[Plotting code records]
===============

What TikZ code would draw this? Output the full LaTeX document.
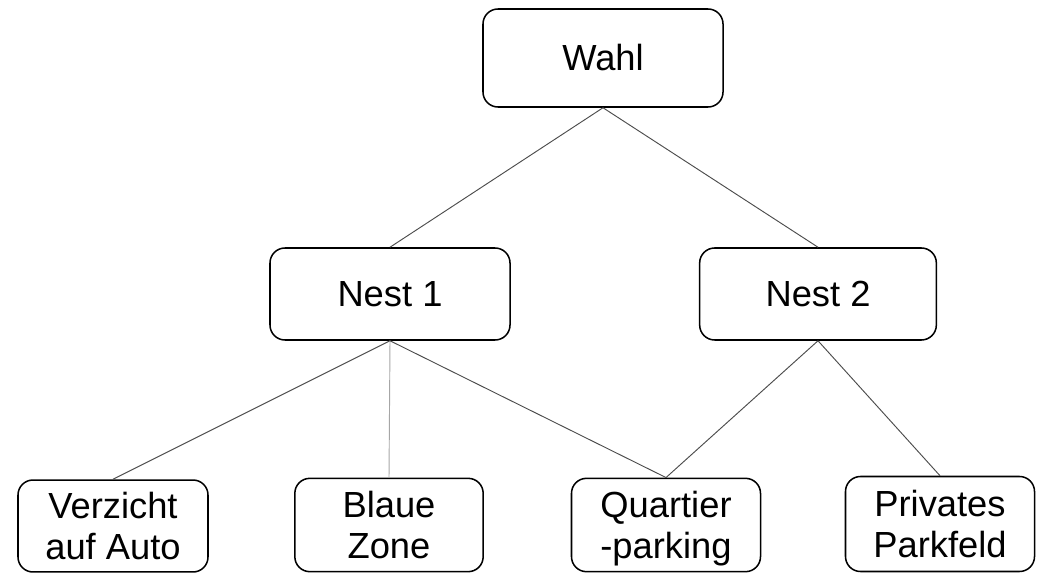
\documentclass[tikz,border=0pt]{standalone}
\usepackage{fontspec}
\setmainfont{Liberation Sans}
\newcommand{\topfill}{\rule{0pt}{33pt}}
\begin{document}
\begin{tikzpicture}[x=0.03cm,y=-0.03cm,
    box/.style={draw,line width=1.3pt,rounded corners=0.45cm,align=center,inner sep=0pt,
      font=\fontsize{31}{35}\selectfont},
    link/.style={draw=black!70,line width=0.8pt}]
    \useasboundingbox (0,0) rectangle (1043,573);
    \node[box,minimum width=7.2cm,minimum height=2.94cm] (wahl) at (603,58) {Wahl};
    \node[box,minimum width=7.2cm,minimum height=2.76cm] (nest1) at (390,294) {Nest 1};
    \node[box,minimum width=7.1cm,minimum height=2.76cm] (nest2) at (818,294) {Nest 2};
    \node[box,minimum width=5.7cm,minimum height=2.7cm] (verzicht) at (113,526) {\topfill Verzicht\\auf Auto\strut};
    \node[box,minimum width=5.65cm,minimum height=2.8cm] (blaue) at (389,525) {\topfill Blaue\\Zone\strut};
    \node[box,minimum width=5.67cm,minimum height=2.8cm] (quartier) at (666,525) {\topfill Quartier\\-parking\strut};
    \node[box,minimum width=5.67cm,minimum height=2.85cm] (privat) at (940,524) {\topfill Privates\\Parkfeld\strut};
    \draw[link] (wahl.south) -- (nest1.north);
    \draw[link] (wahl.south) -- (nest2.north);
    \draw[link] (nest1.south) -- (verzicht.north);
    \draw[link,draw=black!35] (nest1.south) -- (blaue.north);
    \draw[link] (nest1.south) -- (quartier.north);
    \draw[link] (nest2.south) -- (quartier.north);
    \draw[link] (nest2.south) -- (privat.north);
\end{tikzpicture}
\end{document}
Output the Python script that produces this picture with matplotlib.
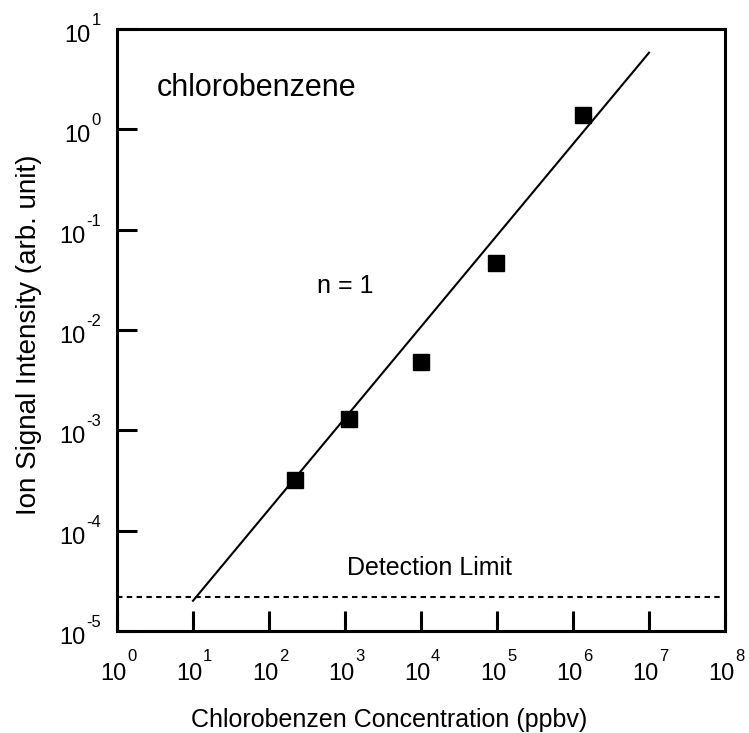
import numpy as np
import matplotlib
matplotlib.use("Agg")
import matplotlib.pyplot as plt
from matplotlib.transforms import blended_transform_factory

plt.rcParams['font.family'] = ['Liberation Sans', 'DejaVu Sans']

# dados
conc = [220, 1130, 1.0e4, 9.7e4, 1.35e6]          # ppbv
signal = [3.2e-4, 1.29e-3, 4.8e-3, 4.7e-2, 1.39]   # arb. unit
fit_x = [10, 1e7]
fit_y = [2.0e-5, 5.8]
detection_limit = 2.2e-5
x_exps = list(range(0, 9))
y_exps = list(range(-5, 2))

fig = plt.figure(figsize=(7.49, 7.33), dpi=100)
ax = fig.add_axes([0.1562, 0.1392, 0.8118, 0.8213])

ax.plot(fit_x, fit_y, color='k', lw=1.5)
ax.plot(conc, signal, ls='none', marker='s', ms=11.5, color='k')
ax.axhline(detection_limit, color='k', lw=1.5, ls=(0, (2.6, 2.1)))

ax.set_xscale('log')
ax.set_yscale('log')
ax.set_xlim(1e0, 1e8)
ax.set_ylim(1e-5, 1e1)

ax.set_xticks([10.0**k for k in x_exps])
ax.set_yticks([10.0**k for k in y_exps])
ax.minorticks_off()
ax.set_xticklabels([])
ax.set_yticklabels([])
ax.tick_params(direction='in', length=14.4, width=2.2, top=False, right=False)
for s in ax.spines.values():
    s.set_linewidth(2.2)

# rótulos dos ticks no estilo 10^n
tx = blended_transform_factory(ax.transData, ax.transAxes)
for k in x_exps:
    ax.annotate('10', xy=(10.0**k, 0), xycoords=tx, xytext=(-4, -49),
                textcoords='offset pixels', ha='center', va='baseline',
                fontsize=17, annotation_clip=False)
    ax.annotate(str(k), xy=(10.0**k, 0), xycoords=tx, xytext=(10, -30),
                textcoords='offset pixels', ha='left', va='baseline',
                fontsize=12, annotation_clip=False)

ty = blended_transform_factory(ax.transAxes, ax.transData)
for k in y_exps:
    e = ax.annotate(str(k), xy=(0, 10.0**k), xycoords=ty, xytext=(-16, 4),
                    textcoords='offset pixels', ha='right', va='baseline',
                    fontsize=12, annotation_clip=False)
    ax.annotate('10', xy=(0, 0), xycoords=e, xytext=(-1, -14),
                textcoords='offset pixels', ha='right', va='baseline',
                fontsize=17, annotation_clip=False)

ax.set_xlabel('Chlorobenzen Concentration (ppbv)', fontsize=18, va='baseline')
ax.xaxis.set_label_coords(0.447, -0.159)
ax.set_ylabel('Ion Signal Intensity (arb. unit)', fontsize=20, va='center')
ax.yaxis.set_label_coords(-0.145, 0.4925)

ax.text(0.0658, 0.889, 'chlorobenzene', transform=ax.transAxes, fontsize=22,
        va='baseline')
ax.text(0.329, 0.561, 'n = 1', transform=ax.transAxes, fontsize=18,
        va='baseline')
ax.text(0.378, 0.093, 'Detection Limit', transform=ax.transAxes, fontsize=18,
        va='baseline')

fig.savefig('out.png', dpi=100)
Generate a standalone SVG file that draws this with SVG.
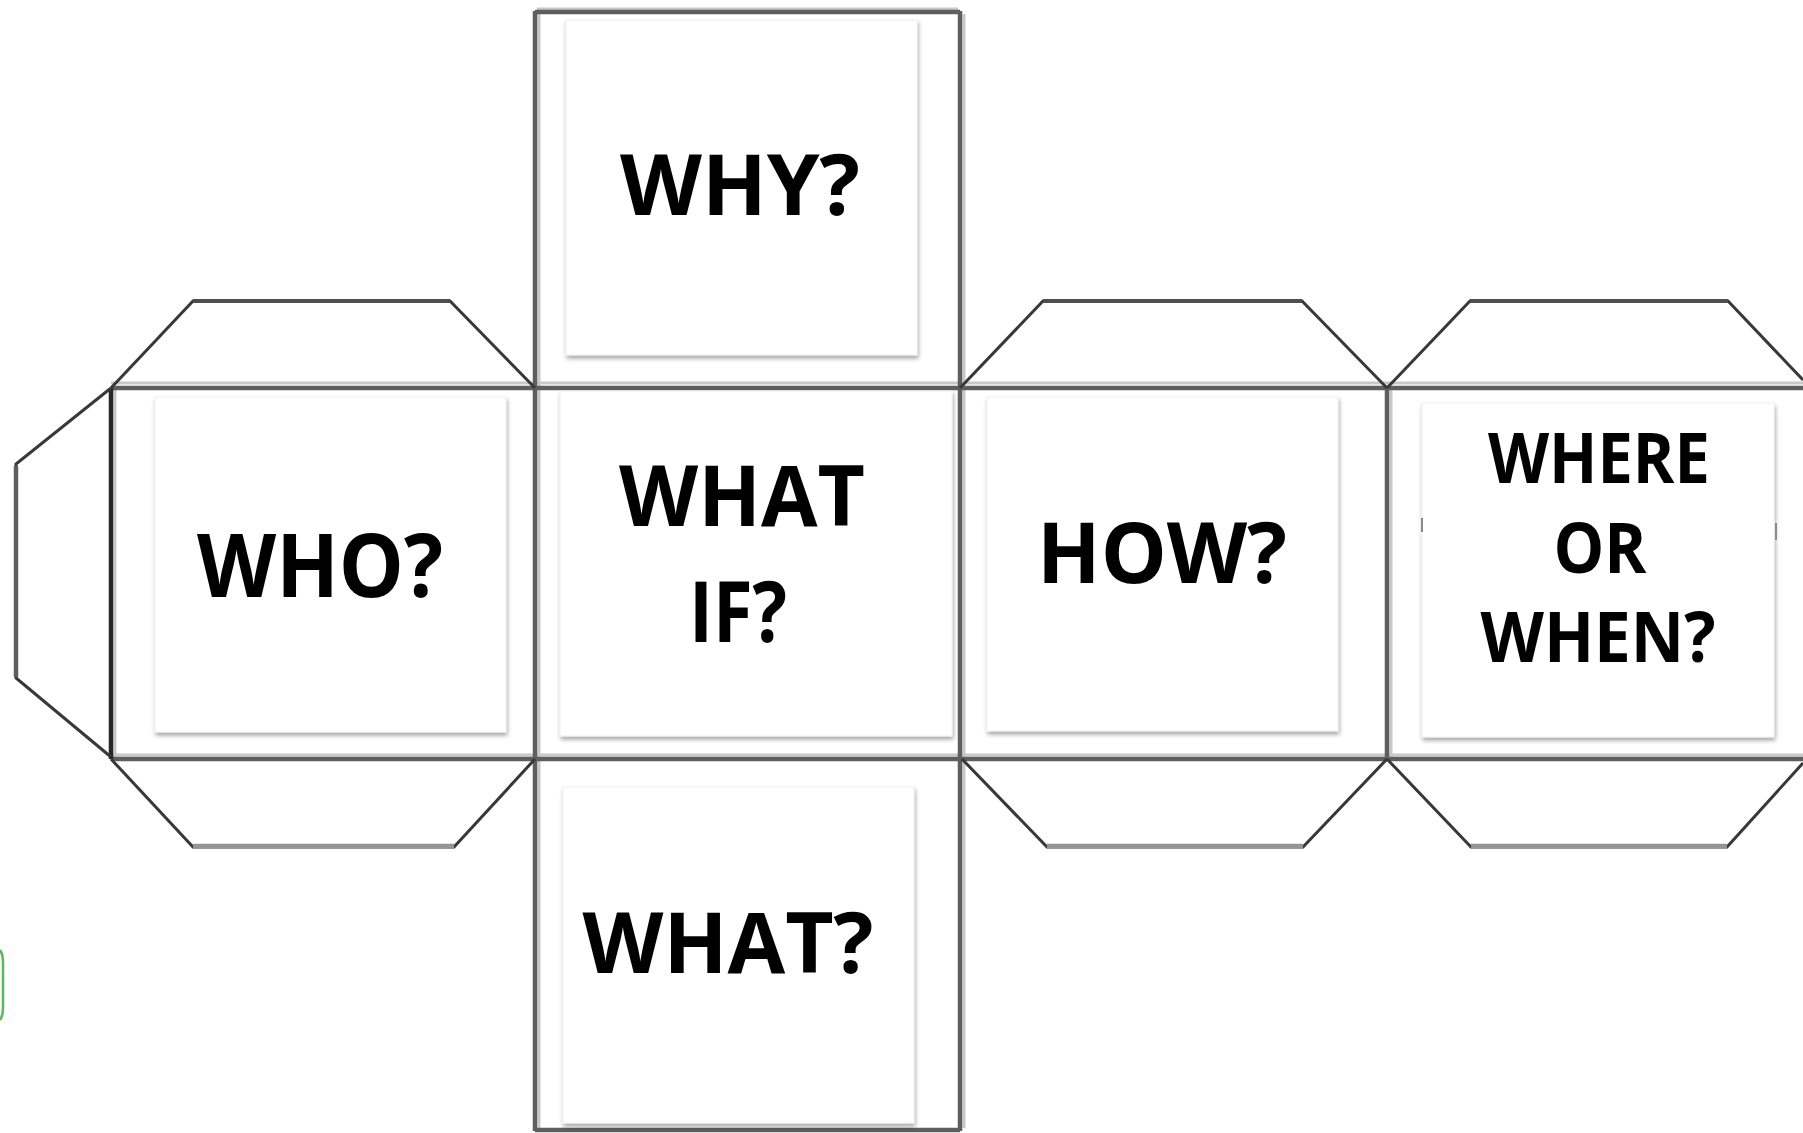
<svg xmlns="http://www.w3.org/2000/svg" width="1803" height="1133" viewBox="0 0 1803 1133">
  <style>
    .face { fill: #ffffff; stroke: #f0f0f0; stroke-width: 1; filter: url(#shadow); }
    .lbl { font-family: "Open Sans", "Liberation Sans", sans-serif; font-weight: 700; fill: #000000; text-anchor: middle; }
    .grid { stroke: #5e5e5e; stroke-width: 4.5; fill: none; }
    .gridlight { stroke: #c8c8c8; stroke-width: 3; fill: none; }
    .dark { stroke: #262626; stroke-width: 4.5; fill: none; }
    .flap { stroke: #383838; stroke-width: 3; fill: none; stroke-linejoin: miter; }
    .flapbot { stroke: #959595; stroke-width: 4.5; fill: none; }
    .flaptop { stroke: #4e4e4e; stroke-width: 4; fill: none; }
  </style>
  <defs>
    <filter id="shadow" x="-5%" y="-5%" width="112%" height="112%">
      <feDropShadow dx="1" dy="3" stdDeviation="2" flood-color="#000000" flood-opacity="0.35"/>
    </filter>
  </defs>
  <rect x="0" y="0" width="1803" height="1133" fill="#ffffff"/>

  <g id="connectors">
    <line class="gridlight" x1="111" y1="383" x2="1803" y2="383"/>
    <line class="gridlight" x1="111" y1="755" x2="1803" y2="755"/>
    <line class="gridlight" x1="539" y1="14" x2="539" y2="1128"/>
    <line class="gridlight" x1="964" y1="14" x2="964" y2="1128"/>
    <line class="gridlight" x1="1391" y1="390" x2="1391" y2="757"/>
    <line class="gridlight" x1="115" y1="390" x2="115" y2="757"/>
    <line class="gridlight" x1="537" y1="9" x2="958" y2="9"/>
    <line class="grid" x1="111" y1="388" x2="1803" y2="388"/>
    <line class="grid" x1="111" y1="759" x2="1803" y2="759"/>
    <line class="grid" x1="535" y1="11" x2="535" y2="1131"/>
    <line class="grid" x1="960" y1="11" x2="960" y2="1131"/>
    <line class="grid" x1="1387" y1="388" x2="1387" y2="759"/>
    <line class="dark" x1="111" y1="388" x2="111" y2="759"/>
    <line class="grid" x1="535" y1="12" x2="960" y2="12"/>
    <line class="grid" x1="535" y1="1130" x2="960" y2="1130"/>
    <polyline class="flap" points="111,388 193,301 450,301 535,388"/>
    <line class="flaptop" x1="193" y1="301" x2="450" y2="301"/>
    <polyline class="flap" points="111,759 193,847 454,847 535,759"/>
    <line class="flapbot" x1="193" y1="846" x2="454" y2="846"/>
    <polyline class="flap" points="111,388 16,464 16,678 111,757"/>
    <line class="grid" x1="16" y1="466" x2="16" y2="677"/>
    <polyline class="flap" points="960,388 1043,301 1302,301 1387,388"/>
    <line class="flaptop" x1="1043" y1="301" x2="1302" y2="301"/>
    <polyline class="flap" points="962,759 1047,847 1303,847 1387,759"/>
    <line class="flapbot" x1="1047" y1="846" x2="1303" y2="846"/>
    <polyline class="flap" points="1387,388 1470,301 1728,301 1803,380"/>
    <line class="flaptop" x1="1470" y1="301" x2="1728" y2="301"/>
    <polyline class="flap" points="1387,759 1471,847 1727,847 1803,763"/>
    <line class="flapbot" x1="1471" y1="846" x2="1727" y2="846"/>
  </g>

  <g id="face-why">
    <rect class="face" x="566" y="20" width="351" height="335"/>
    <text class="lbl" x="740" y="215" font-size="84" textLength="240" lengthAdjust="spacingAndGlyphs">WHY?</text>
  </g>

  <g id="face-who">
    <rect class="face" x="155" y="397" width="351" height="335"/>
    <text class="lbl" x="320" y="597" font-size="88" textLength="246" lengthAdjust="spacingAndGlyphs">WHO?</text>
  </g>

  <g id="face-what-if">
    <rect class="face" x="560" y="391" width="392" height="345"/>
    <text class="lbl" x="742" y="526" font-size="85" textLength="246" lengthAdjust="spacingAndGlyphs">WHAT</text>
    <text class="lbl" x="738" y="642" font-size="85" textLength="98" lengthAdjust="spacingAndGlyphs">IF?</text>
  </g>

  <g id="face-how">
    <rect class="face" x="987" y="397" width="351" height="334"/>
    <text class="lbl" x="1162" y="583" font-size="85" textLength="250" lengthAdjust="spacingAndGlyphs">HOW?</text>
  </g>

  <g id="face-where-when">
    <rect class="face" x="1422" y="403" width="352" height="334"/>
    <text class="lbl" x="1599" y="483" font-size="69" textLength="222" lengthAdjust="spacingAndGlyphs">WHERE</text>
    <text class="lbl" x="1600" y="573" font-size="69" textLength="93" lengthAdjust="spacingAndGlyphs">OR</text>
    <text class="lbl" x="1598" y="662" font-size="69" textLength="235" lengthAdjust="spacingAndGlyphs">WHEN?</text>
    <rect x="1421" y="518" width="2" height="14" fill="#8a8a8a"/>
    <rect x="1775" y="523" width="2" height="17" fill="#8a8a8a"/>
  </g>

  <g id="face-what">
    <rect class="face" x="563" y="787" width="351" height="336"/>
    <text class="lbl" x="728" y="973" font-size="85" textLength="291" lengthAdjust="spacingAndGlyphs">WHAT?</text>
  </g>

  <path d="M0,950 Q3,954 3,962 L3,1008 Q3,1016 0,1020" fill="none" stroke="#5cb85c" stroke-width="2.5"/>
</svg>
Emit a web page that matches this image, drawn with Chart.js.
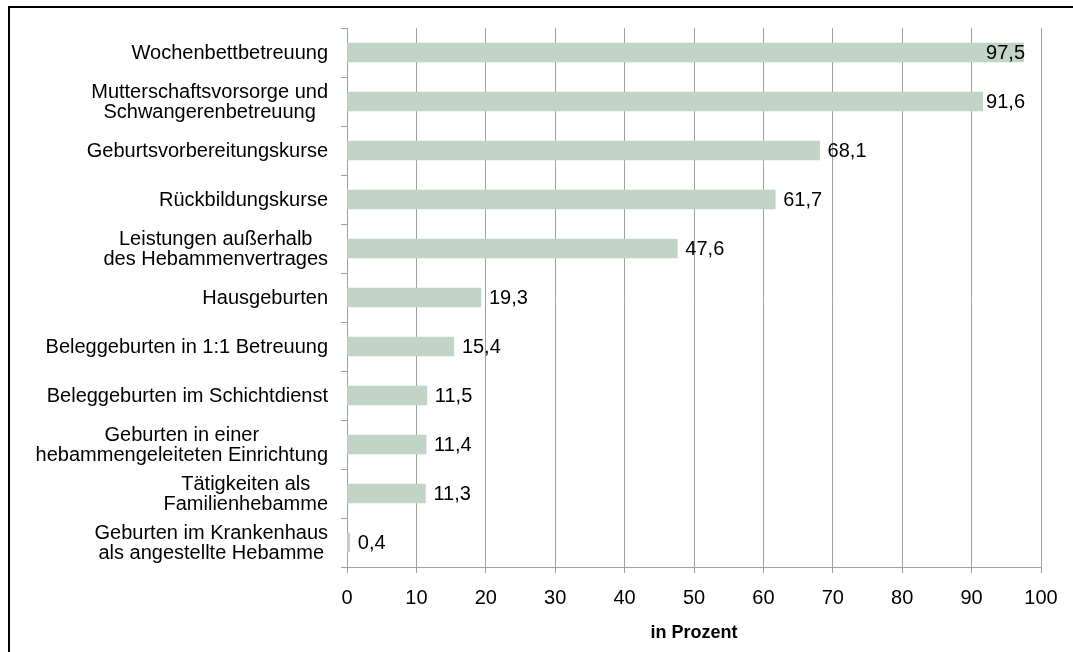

===============

■ **REQUIRED WORK**
Every line from the top of the entries through the line that holds "from matplotlib.transforms import" is to be quoted exactly, please, and nothing else; omit the pictures.

■ **WORKED SOLUTION**
What TikZ code would draw this? Output the full LaTeX document.
\documentclass[tikz,border=0pt]{standalone}
\usepackage{fontspec}
\setmainfont{Liberation Sans}
\newcommand{\topfill}{\rule{0pt}{33pt}}
\begin{document}
\begin{tikzpicture}[x=0.03cm,y=-0.03cm,
    box/.style={draw,line width=1.3pt,rounded corners=0.45cm,align=center,inner sep=0pt,
      font=\fontsize{31}{35}\selectfont},
    link/.style={draw=black!70,line width=0.8pt}]
    \useasboundingbox (0,0) rectangle (1043,573);
    \node[box,minimum width=7.2cm,minimum height=2.94cm] (wahl) at (603,58) {Wahl};
    \node[box,minimum width=7.2cm,minimum height=2.76cm] (nest1) at (390,294) {Nest 1};
    \node[box,minimum width=7.1cm,minimum height=2.76cm] (nest2) at (818,294) {Nest 2};
    \node[box,minimum width=5.7cm,minimum height=2.7cm] (verzicht) at (113,526) {\topfill Verzicht\\auf Auto\strut};
    \node[box,minimum width=5.65cm,minimum height=2.8cm] (blaue) at (389,525) {\topfill Blaue\\Zone\strut};
    \node[box,minimum width=5.67cm,minimum height=2.8cm] (quartier) at (666,525) {\topfill Quartier\\-parking\strut};
    \node[box,minimum width=5.67cm,minimum height=2.85cm] (privat) at (940,524) {\topfill Privates\\Parkfeld\strut};
    \draw[link] (wahl.south) -- (nest1.north);
    \draw[link] (wahl.south) -- (nest2.north);
    \draw[link] (nest1.south) -- (verzicht.north);
    \draw[link,draw=black!35] (nest1.south) -- (blaue.north);
    \draw[link] (nest1.south) -- (quartier.north);
    \draw[link] (nest2.south) -- (quartier.north);
    \draw[link] (nest2.south) -- (privat.north);
\end{tikzpicture}
\end{document}
Output the Python script that produces this picture with matplotlib.
import numpy as np
import matplotlib
matplotlib.use("Agg")
import matplotlib.pyplot as plt
from matplotlib.transforms import blended_transform_factory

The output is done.